Setelah kupikir-pikir, memang aturanku soal presensi ini sangat nggak umum dan melawan norma umum yang ada. Hampir semua kelas lain, bahkan kampus baru saja mengeluarkan edaran, menganggap bahwa presensi itu penting. Akhirnya apa? Tujuanku dalam konteks kecil (ie kelasku sendiri) kalah dengan norma umum yang dirasakan mahasiswa (ie kampus ataupun pendidikan formal umumnya). Mereka akhirnya tidak melihat kesempatan mengatur presensi sendiri ini sebagai latihan autonomi untuk memilih hal yang lebih efektif buat belajar (eg self-learning vs kelas), namun ya sebagai kesempatan tidak masuk (bolos) aja.

Hmmm… 👊

Alhasil semester ini pun aku sedikit-banyak mewajibkan kehadiran. Well, nggak bener-bener mewajibkan sih tapi siapapun yang nggak hadir hari itu, dengan alasan apapun, wajib “membantu” menjelaskan materi minggu depannya. Sungguh dorongan yang amat sangat efektif.
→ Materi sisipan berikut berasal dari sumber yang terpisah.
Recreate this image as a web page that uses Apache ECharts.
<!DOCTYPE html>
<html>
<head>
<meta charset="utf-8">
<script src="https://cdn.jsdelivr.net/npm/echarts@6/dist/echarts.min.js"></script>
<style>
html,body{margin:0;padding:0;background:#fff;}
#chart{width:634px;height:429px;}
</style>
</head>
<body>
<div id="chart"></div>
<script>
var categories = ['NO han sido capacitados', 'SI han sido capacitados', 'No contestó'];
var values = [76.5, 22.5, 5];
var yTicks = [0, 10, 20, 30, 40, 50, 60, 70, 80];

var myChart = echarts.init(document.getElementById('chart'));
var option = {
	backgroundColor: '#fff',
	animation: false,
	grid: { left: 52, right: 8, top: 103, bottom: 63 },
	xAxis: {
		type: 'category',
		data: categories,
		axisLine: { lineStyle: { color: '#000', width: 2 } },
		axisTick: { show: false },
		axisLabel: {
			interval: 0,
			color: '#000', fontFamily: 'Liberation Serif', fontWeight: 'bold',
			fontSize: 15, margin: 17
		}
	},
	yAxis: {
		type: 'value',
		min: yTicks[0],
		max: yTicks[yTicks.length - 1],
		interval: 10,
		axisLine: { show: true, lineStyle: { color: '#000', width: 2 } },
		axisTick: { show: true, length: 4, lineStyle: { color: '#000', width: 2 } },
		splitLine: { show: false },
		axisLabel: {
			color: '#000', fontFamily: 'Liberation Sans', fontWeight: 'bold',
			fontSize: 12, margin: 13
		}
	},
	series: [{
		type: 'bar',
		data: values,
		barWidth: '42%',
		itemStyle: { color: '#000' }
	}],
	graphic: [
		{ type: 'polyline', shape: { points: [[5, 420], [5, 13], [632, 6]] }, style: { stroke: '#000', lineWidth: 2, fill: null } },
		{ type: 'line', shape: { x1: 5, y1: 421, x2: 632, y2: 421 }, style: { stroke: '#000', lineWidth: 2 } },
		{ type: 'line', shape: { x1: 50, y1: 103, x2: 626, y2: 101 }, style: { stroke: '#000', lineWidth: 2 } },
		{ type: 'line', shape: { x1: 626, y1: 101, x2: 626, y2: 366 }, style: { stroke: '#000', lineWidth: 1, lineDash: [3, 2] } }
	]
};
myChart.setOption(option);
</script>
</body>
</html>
Nah, tapi baru minggu pertama, aku sudah sakit. Gejala tipus ringan. Masalahnya adalah sakit ini membawa demam dan ketika demam, aku sama sekali nggak bisa berpikir. Bahkan untuk mengganti jadwal saja aku enggan. Alhasil, minggu ke-2 perkuliahan ini akhirnya “libur”
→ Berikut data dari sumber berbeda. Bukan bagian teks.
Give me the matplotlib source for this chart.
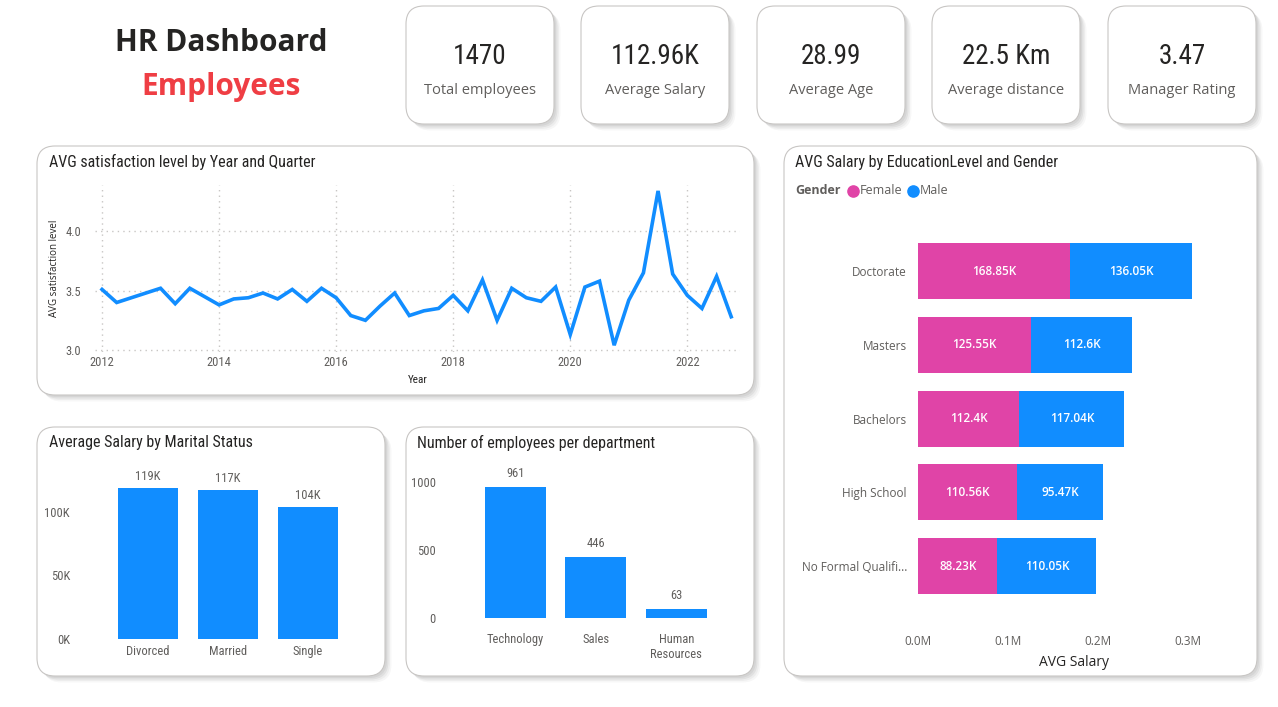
import matplotlib
matplotlib.use("Agg")
import matplotlib.pyplot as plt
from matplotlib.patches import FancyBboxPatch
from matplotlib import font_manager

# ---------------- data ----------------
kpi_values = ["1470", "112.96K", "28.99", "22.5 Km", "3.47"]
kpi_labels = ["Total employees", "Average Salary", "Average Age", "Average distance", "Manager Rating"]

years = [2012 + q / 4 for q in range(44)]
satisfaction = [3.51, 3.40, 3.44, 3.48, 3.52, 3.39, 3.52, 3.45,
                3.38, 3.43, 3.44, 3.48, 3.43, 3.51, 3.41, 3.52,
                3.44, 3.29, 3.25, 3.37, 3.48, 3.29, 3.33, 3.35,
                3.46, 3.33, 3.59, 3.25, 3.52, 3.44, 3.41, 3.53,
                3.13, 3.53, 3.58, 3.04, 3.42, 3.65, 4.34, 3.64,
                3.46, 3.35, 3.62, 3.28]

marital_status = ["Divorced", "Married", "Single"]
marital_salary = [119, 117, 104]  # K

departments = ["Technology", "Sales", "Human\nResources"]
dept_counts = [961, 446, 63]

education = ["Doctorate", "Masters", "Bachelors", "High School", "No Formal Qualifi..."]
female_salary = [168.85, 125.55, 112.4, 110.56, 88.23]  # K
male_salary = [136.05, 112.6, 117.04, 95.47, 110.05]  # K

# ---------------- style ----------------
BLUE = "#118DFF"
PINK = "#E044A7"
DARK = "#252423"
GRAY = "#605E5C"
RED = "#EF3E44"

avail = {f.name for f in font_manager.fontManager.ttflist}
def pick(*names):
    for n in names:
        if n in avail:
            return n
    return "DejaVu Sans"

NARROW = pick("Liberation Sans Narrow", "Roboto Condensed", "Open Sans", "Roboto")
SANS = pick("Open Sans", "Noto Sans", "Lato")
BOLD = pick("Open Sans", "Noto Sans", "Lato")

W, H = 1278, 707
fig = plt.figure(figsize=(W / 100, H / 100), dpi=100)
fig.patch.set_facecolor("white")

bg = fig.add_axes([0, 0, 1, 1])
bg.set_xlim(0, W)
bg.set_ylim(H, 0)
bg.axis("off")


def card(x0, y0, x1, y1, r=18):
    for i, a in enumerate([0.05, 0.05, 0.04, 0.03]):
        off = 2 + i * 1.5
        bg.add_patch(FancyBboxPatch((x0 + off, y0 + off), x1 - x0, y1 - y0,
                                    boxstyle=f"round,pad=0,rounding_size={r}",
                                    fc="black", ec="none", alpha=a, zorder=1))
    bg.add_patch(FancyBboxPatch((x0, y0), x1 - x0, y1 - y0,
                                boxstyle=f"round,pad=0,rounding_size={r}",
                                fc="white", ec="#C8C6C4", lw=0.8, zorder=2))


def ax_rect(x0, y0, x1, y1):
    return [x0 / W, 1 - y1 / H, (x1 - x0) / W, (y1 - y0) / H]

# ---------------- header ----------------
bg.text(221, 43, "HR Dashboard", ha="center", va="center", fontsize=21.5,
        fontweight="bold", color=DARK, family=BOLD, zorder=3)
bg.text(221, 87, "Employees", ha="center", va="center", fontsize=21.5,
        fontweight="bold", color=RED, family=BOLD, zorder=3)

card_x = [406, 581, 757, 932, 1108]
for x0, v, lab in zip(card_x, kpi_values, kpi_labels):
    card(x0, 6, x0 + 148, 124)
    bg.text(x0 + 74, 57, v, ha="center", va="center", fontsize=19.5, color=DARK,
            family=NARROW, zorder=3)
    bg.text(x0 + 74, 91, lab, ha="center", va="center", fontsize=10.5, color=GRAY,
            family=SANS, zorder=3)

# ---------------- panels ----------------
card(37, 146, 754, 395)
card(37, 427, 385, 676)
card(406, 427, 754, 676)
card(784, 146, 1257, 676)

title_kw = dict(ha="left", va="center", fontsize=11.5, color=DARK, family=NARROW, zorder=3)
bg.text(49, 162, "AVG satisfaction level by Year and Quarter", **title_kw)
bg.text(49, 443, "Average Salary by Marital Status", **title_kw)
bg.text(417, 443, "Number of employees per department", **title_kw)
bg.text(795, 162, "AVG Salary by EducationLevel and Gender", **title_kw)

# ---------------- line chart ----------------
ax1 = fig.add_axes(ax_rect(95, 185, 740, 352))
ax1.set_facecolor("none")
ax1.plot(years, satisfaction, color=BLUE, lw=2.6, solid_joinstyle="miter")
ax1.set_xlim(2011.88, 2022.9)
ax1.set_ylim(2.983, 4.39)
ax1.set_xticks([2012, 2014, 2016, 2018, 2020, 2022])
ax1.set_yticks([3.0, 3.5, 4.0])
ax1.set_yticklabels(["3.0", "3.5", "4.0"])
ax1.grid(True, color="#C8C6C4", ls=(0, (1, 3)), lw=1)
for s in ax1.spines.values():
    s.set_visible(False)
ax1.tick_params(length=0, labelsize=9, labelcolor=GRAY, pad=3)
ax1.tick_params(axis="y", pad=10)
for t in ax1.get_xticklabels() + ax1.get_yticklabels():
    t.set_family(NARROW)
ax1.set_xlabel("Year", fontsize=8, color=DARK, family=NARROW, labelpad=4)
ax1.set_ylabel("AVG satisfaction level", fontsize=7, color=DARK, family=SANS, labelpad=4)

# ---------------- marital chart ----------------
ax2 = fig.add_axes(ax_rect(88, 465, 368, 639))
ax2.set_facecolor("none")
xs = range(len(marital_status))
ax2.bar(xs, marital_salary, width=0.75, color=BLUE)
for x, v in zip(xs, marital_salary):
    ax2.text(x, v + 4, f"{v}K", ha="center", va="bottom", fontsize=9, color=GRAY, family=NARROW)
ax2.set_xlim(-0.75, 2.75)
ax2.set_ylim(0, 137)
ax2.set_yticks([0, 50, 100])
ax2.set_yticklabels(["0K", "50K", "100K"])
ax2.set_xticks(list(xs))
ax2.set_xticklabels(marital_status)
for s in ax2.spines.values():
    s.set_visible(False)
ax2.tick_params(length=0, labelsize=9, labelcolor=GRAY)
ax2.tick_params(axis="y", pad=13)
ax2.tick_params(axis="x", pad=4)
for t in ax2.get_xticklabels() + ax2.get_yticklabels():
    t.set_family(NARROW)

# ---------------- department chart ----------------
ax3 = fig.add_axes(ax_rect(455, 465, 736, 618))
ax3.set_facecolor("none")
xs = range(len(departments))
ax3.bar(xs, dept_counts, width=0.76, color=BLUE)
for x, v in zip(xs, dept_counts):
    ax3.text(x, v + 55, f"{v}", ha="center", va="bottom", fontsize=9, color=GRAY, family=NARROW)
ax3.set_xlim(-0.75, 2.74)
ax3.set_ylim(0, 1125)
ax3.set_yticks([0, 500, 1000])
ax3.set_xticks(list(xs))
ax3.set_xticklabels(departments, linespacing=1.2, va="top")
for s in ax3.spines.values():
    s.set_visible(False)
ax3.tick_params(length=0, labelsize=9, labelcolor=GRAY)
ax3.tick_params(axis="y", pad=14)
ax3.tick_params(axis="x", pad=11)
for t in ax3.get_xticklabels() + ax3.get_yticklabels():
    t.set_family(NARROW)

# ---------------- education chart ----------------
ax4 = fig.add_axes(ax_rect(918, 215, 1230, 620))
ax4.set_facecolor("none")
ys = list(range(len(education)))
f_m = [v / 1000 for v in female_salary]
m_m = [v / 1000 for v in male_salary]
ax4.barh(ys, f_m, height=0.76, color=PINK)
ax4.barh(ys, m_m, left=f_m, height=0.76, color=BLUE)
for y, f, m, fl, ml in zip(ys, f_m, m_m, female_salary, male_salary):
    ax4.text(f / 2, y, f"{fl:g}K", ha="center", va="center", fontsize=8.5, color="white",
             family=SANS, fontweight="semibold")
    ax4.text(f + m / 2, y, f"{ml:g}K", ha="center", va="center", fontsize=8.5, color="white",
             family=SANS, fontweight="semibold")
ax4.set_ylim(4.73, -0.76)
ax4.set_xlim(0, 0.3467)
ax4.set_yticks(ys)
ax4.set_yticklabels(education)
ax4.set_xticks([0, 0.1, 0.2, 0.3])
ax4.set_xticklabels(["0.0M", "0.1M", "0.2M", "0.3M"])
for s in ax4.spines.values():
    s.set_visible(False)
ax4.tick_params(length=0, labelsize=8.5, labelcolor=GRAY)
ax4.tick_params(axis="x", pad=11)
ax4.tick_params(axis="y", pad=8)
for t in ax4.get_xticklabels() + ax4.get_yticklabels():
    t.set_family(SANS)
ax4.set_xlabel("AVG Salary", fontsize=10, color=DARK, family=SANS, labelpad=5)

# legend
bg.text(795, 191, "Gender", ha="left", va="center", fontsize=9, fontweight="bold",
        color=GRAY, family=SANS, zorder=3)
bg.scatter([853], [191], s=65, color=PINK, zorder=3)
bg.text(860, 191, "Female", ha="left", va="center", fontsize=9, color=GRAY, family=SANS, zorder=3)
bg.scatter([913], [191], s=65, color=BLUE, zorder=3)
bg.text(920, 191, "Male", ha="left", va="center", fontsize=9, color=GRAY, family=SANS, zorder=3)

fig.savefig("out.png", dpi=100, facecolor="white")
Eniwei, seandainya joke ini sungguh tidak lucu. Aku menghabiskan waktu untuk membuat dan mengambil keputusan “sebaiknya hadir” yang bertentangan dengan kepercayaanku (ie. bahwa presensi seharusnya tidak wajib), bahkan sampai berdebat dengan atasanku segala. Eh baru seminggu mau dijalankan sudah kena batunya sendiri.

Tentu aku bisa dengan mudah nggak masuk karena aku dosennya. Namun ada beberapa masalah di sini.

Pertama, apakah itu fair? Dosen bisa seenaknya nggak masuk tapi kalau mahasiswa “harus” masuk di waktu yang telah ditentukan.

Kedua, salah satu “respon” dari mewajibkan presensi adalah kemudian ada mahasiswa yang cheating. (Psst, ini juga ada dalam edaran.) Terus terang, kalau aku pribadi lebih suka membiarkan mahasiswa tidak masuk daripada mereka berbohong atau berbuat curang.

Ketiga, yang paling penting, apakah bijak? Kalau mahasiswa itu sakit, ya memang sebaiknya dia istirahat di rumah. Biar cepat pulih dan bisa beraktivitas normal. Kalau dia sakit menular, istirahat di rumah jadi lebih penting agar tidak menulari teman-temannya.

Apakah hal itu mungkin dilakukan? Mungkin sih, di sejumlah negara maju atau lingkungan kerja-akademik yang mengadopsi pemikiran semacam itu. Di kita kayaknya enggak ya?

Saya meskipun beruntung memiliki autonomi untuk mengatur jadwal, tetap saja mendapat “sanksi” bila tidak masuk yaitu berkurangnya uang makan. Mahasiswa apalagi, mereka akan tercatat tidak hadir. Padahal persentase hadir atau enggak nantinya akan disertakan dalam file Excel yang digunakan dosen untuk menilai. Alhasil, secara umum, semua orang berusaha masuk meskipun sakit.

Kalau kamu sendiri bagaimana? Apakah izin atau tetap masuk bila sakit?